# Jusqu'à la fin de ses jours, les murs de



## LV4-26

Bonjour,

Je voudrais votre avis sur la construction d'une phrase. Il s'agit d'une traduction de l'anglais.

Voici 3 versions possibles.

1. Jusqu'à la fin de ses jours, des diagrammes tirés du livre de Y ornaient les murs du studio de X

2. Jusqu'à la fin de ses jours, les murs du studio de X s'ornaient de diagrammes tirés du livre de Y.

3. Jusqu'à la fin de ses jours, X décorait les murs de son studio avec des diagrammes tirés du livre de Y.
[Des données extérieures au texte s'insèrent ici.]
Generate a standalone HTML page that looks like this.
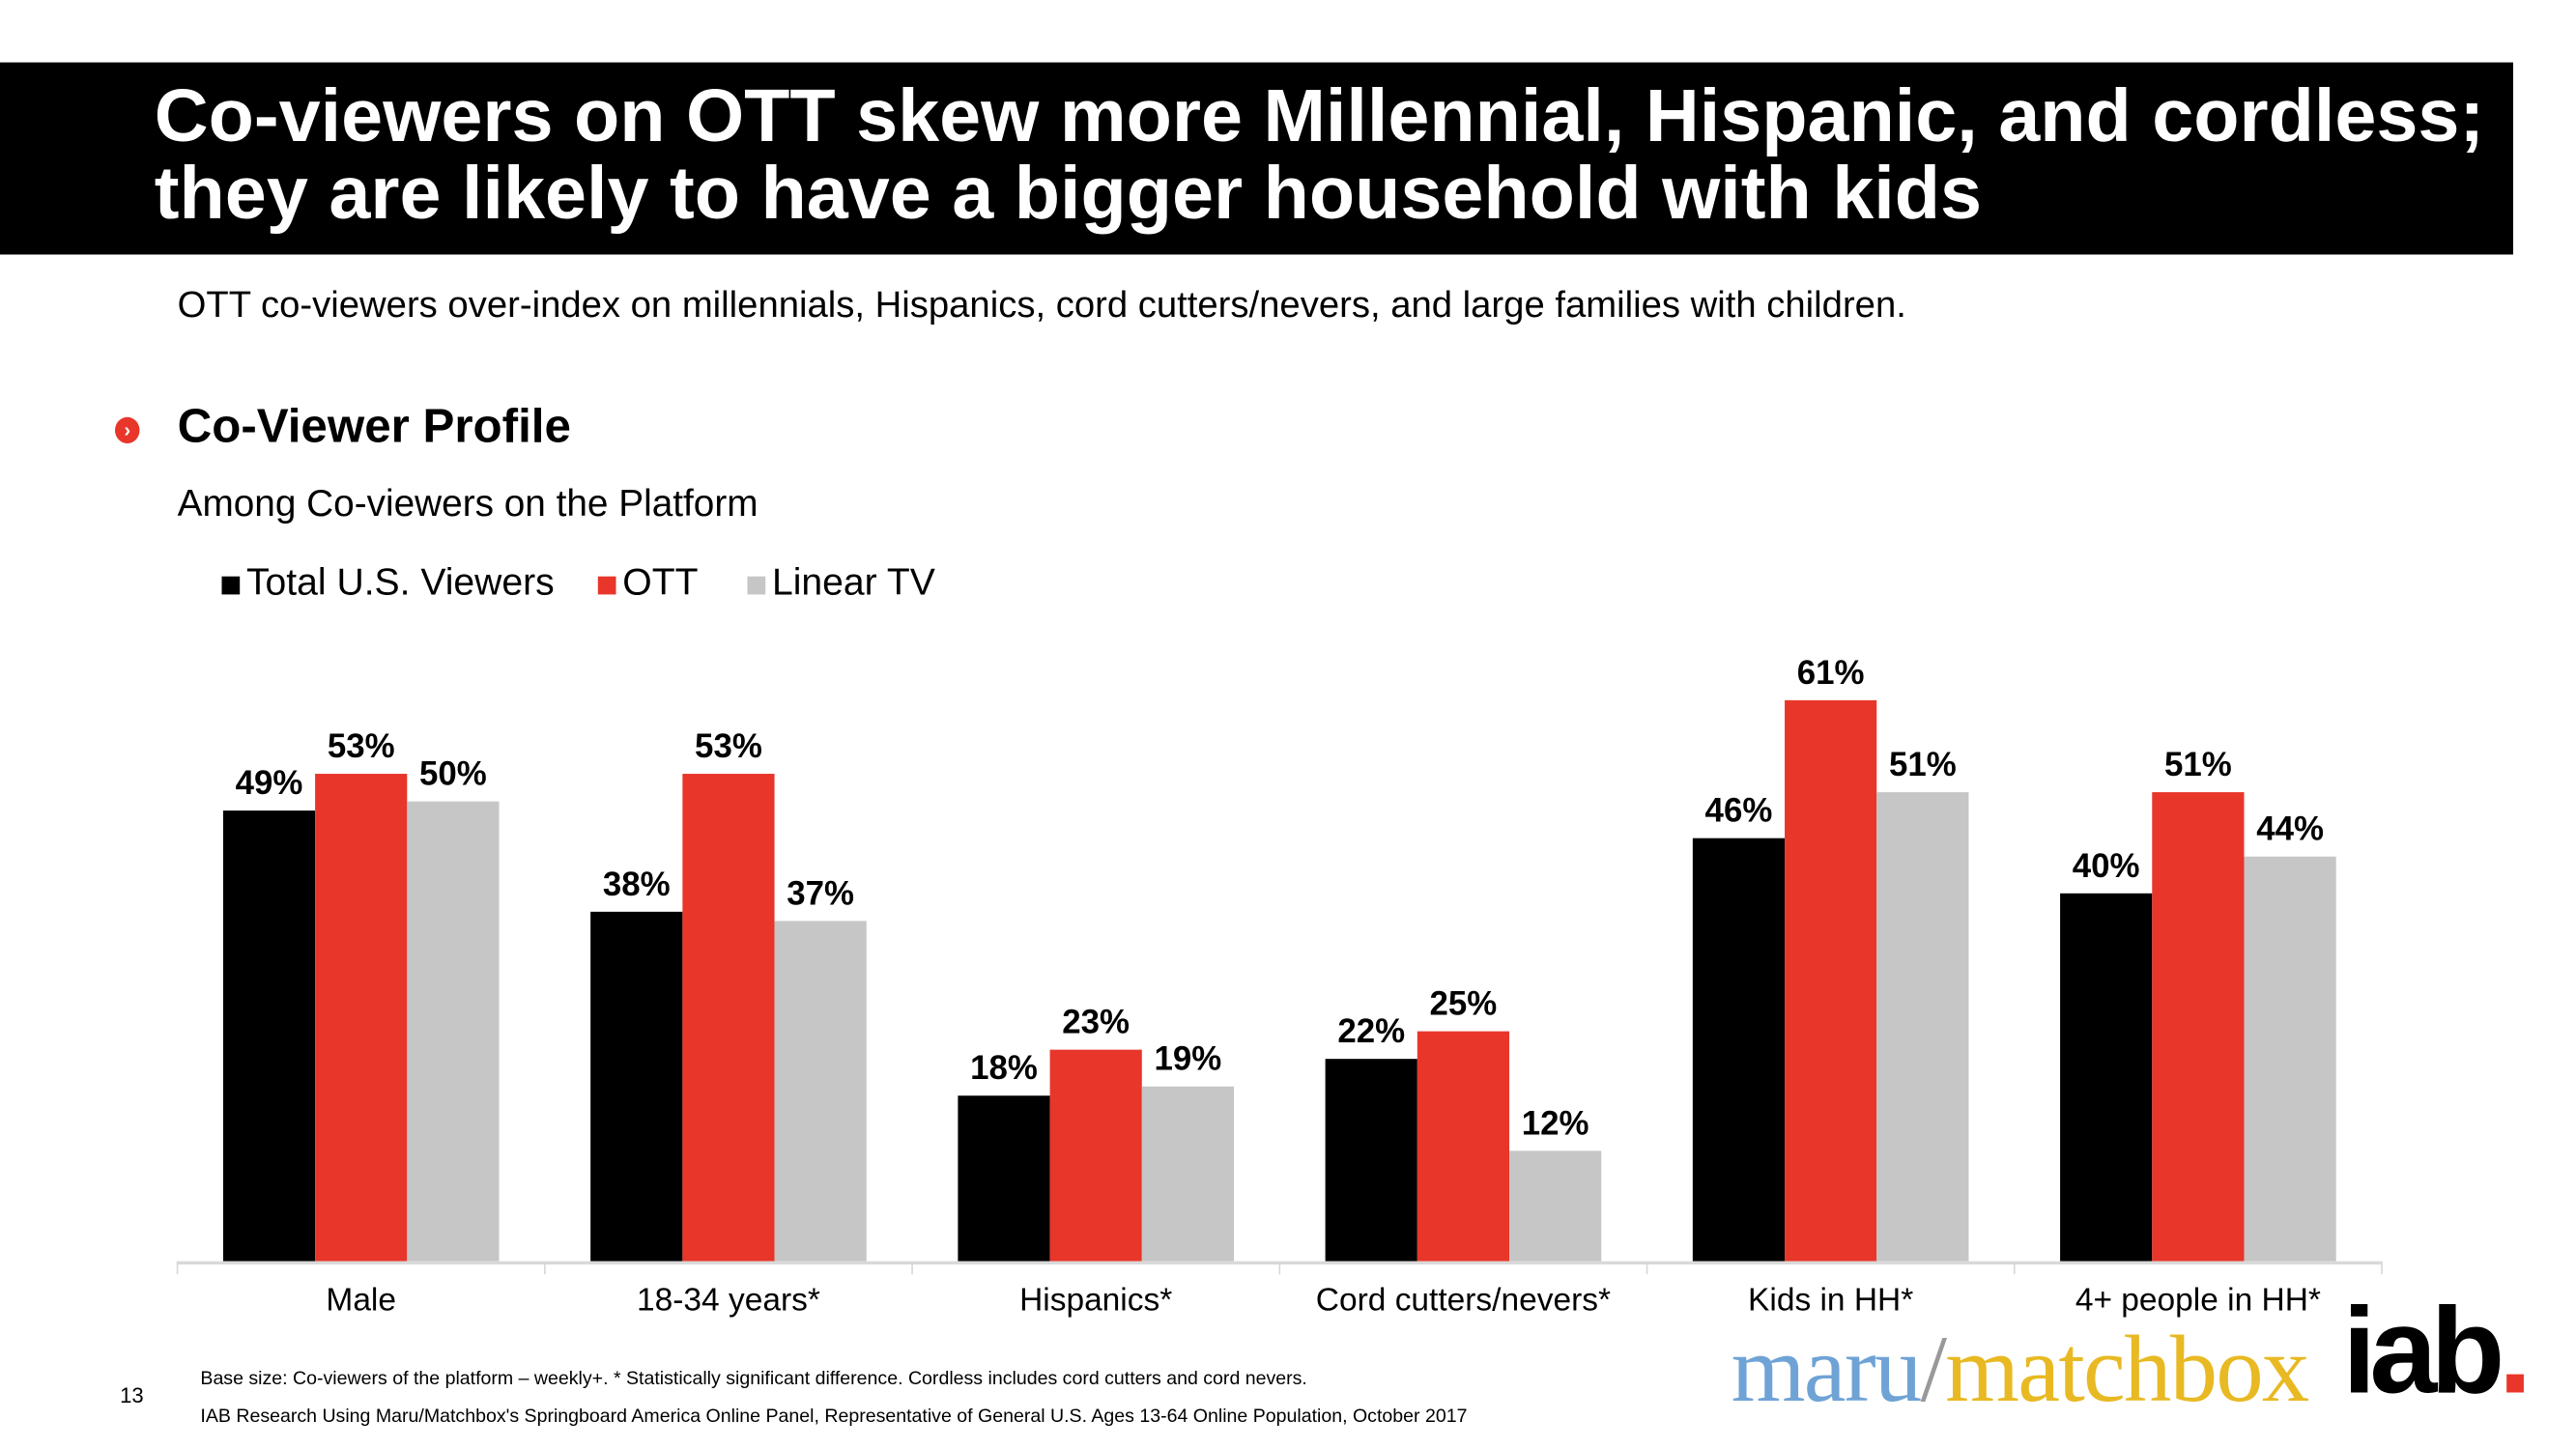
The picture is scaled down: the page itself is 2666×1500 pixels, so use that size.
<!DOCTYPE html>
<html><head><meta charset="utf-8"><style>
html,body{margin:0;padding:0;background:#fff;}
body{width:2666px;height:1500px;overflow:hidden;position:relative;}
#s{position:absolute;left:0;top:0;width:1552px;height:882px;transform-origin:0 0;transform:scale(1.7);font-family:"Liberation Sans",Arial,sans-serif;color:#000;}
.a{position:absolute;white-space:nowrap;}
</style></head><body>
<div id="s">
<div class="a" style="left:0;top:38px;width:1530px;height:117px;background:#000;"></div>
<div class="a" style="left:94px;top:47px;color:#fff;font-weight:bold;font-size:45.5px;line-height:47px;">Co-viewers on OTT skew more Millennial, Hispanic, and cordless;<br>they are likely to have a bigger household with kids</div>
<div class="a" style="left:108px;top:173px;font-size:22.5px;">OTT co-viewers over-index on millennials, Hispanics, cord cutters/nevers, and large families with children.</div>
<div class="a" style="left:70px;top:254px;width:15px;height:16px;border-radius:50%;background:#e8362a;color:#fff;font-size:12px;font-weight:bold;line-height:16px;text-align:center;">›</div>
<div class="a" style="left:108px;top:244px;font-size:29px;font-weight:bold;">Co-Viewer Profile</div>
<div class="a" style="left:108px;top:293px;font-size:22.8px;">Among Co-viewers on the Platform</div>
<div class="a" style="left:135px;top:341px;font-size:23px;"><span style="display:inline-block;width:11px;height:11px;background:#000;margin-right:4px;"></span>Total U.S. Viewers</div>
<div class="a" style="left:364px;top:341px;font-size:23px;"><span style="display:inline-block;width:11px;height:11px;background:#e8362a;margin-right:4px;"></span>OTT</div>
<div class="a" style="left:455px;top:341px;font-size:23px;"><span style="display:inline-block;width:11px;height:11px;background:#c6c6c6;margin-right:4px;"></span>Linear TV</div>
<svg class="a" id="chart" style="left:0;top:0;" width="1552" height="882"></svg>
<div class="a" style="left:73px;top:842px;font-size:13px;">13</div>
<div class="a" style="left:122px;top:834px;font-size:11.5px;">Base size: Co-viewers of the platform – weekly+. * Statistically significant difference. Cordless includes cord cutters and cord nevers.</div>
<div class="a" style="left:122px;top:857px;font-size:11.5px;">IAB Research Using Maru/Matchbox's Springboard America Online Panel, Representative of General U.S. Ages 13-64 Online Population, October 2017</div>
<div class="a" style="left:1054px;top:800px;font-family:'Liberation Serif',serif;font-size:58px;letter-spacing:-1px;"><span style="color:#6fa3d6;">maru</span><span style="color:#999;">/</span><span style="color:#e8b923;">matchbox</span></div>
<div class="a" style="left:1426px;top:780px;font-size:74px;font-weight:bold;letter-spacing:-4px;">iab<span style="color:#e8362a;">.</span></div>
</div>
<script>
const categories=["Male","18-34 years*","Hispanics*","Cord cutters/nevers*","Kids in HH*","4+ people in HH*"];
const totalVals=[49,38,18,22,46,40];
const ottVals=[53,53,23,25,61,51];
const linearVals=[50,37,19,12,51,44];
const seriesNames=["total","ott","linear"];
const colors=["#000","#e8362a","#c6c6c6"];
const svg=document.getElementById('chart');
const NS="http://www.w3.org/2000/svg";
const x0=108,x1=1450,base=768,pxPer=5.6;
const gw=(x1-x0)/categories.length,bw=56;
function y(v){return base-v*pxPer;}
function mk(t,a){const e=document.createElementNS(NS,t);for(const k in a)e.setAttribute(k,a[k]);svg.appendChild(e);return e;}
const series=[totalVals,ottVals,linearVals];
categories.forEach((c,i)=>{
  const gx=x0+i*gw+(gw-3*bw)/2;
  series.forEach((vals,j)=>{
    const v=vals[i];
    const r=mk('rect',{x:gx+j*bw,y:y(v),width:bw,height:v*pxPer,fill:colors[j]});
    
    
    const t=mk('text',{x:gx+j*bw+bw/2,y:y(v)-10,'text-anchor':'middle','font-size':20.5,'font-weight':'bold','font-family':'Liberation Sans, sans-serif'});
    t.textContent=v+'%';
    
    
  });
  const l=mk('text',{x:x0+i*gw+gw/2,y:798,'text-anchor':'middle','font-size':19.7,'font-family':'Liberation Sans, sans-serif'});
  l.textContent=c;
  
  
});
const ax=mk('line',{x1:x0,x2:x1,y1:base+1,y2:base+1,stroke:'#d9d9d9','stroke-width':2});


for(let i=0;i<=categories.length;i++){
  const tk=mk('line',{x1:x0+i*gw,x2:x0+i*gw,y1:base,y2:base+8,stroke:'#d9d9d9','stroke-width':1});
  
  
}
</script>
</body></html>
1. respecte absolument le mouvement du texte; c'est une traduction quasi-littérale.
2. est la version que j'ai choisie pour le moment, parce qu'elle me semble un compromis raisonnable.
3. est la version qui, *peut-être*, s'impose ? Là est ma question. ==>

*Est-ce que le référent de "ses" (X) doit obligatoirement être le sujet de la proposition qui suit ?*. Est-ce que seule 3. est admissible (si l'on veut bien oublier qu'elle bouleverse totalement la phrase d'origne) ?


Votre impression ?
Merci d'avance.


----------



## pulsar29

Salut,
Pour moi c'est 3) sans hésiter, pour 2) cela voudrait dire "jusqu'à la démolition des murs du studio... (bon, ça a du sens aussi, mais bon...)", et 1) n'est pas correct. Il faut que "ses" se rapporte au sujet à mon avis.


----------



## LV4-26

pulsar29 said:


> Salut,
> Pour moi c'est 3) sans hésiter, pour 2) cela voudrait dire "jusqu'à la démolition des murs du studio... (bon, ça a du sens aussi, mais bon...)", et 1) n'est pas correct. Il faut que "ses" se rapporte au sujet à mon avis.


Merci pulsar29.

Mon problème avec 3. c'est que dire que X "décorait ses murs", c'est dire un peu autre chose que la phrase d'origine (1.) Dans l'esprit de l'auteur, le fait de punaiser ou de coller ces diagrammes ne relève pas forcément d'une intention "décorative" ("faire joli", pour parler concrètement), au sens strict.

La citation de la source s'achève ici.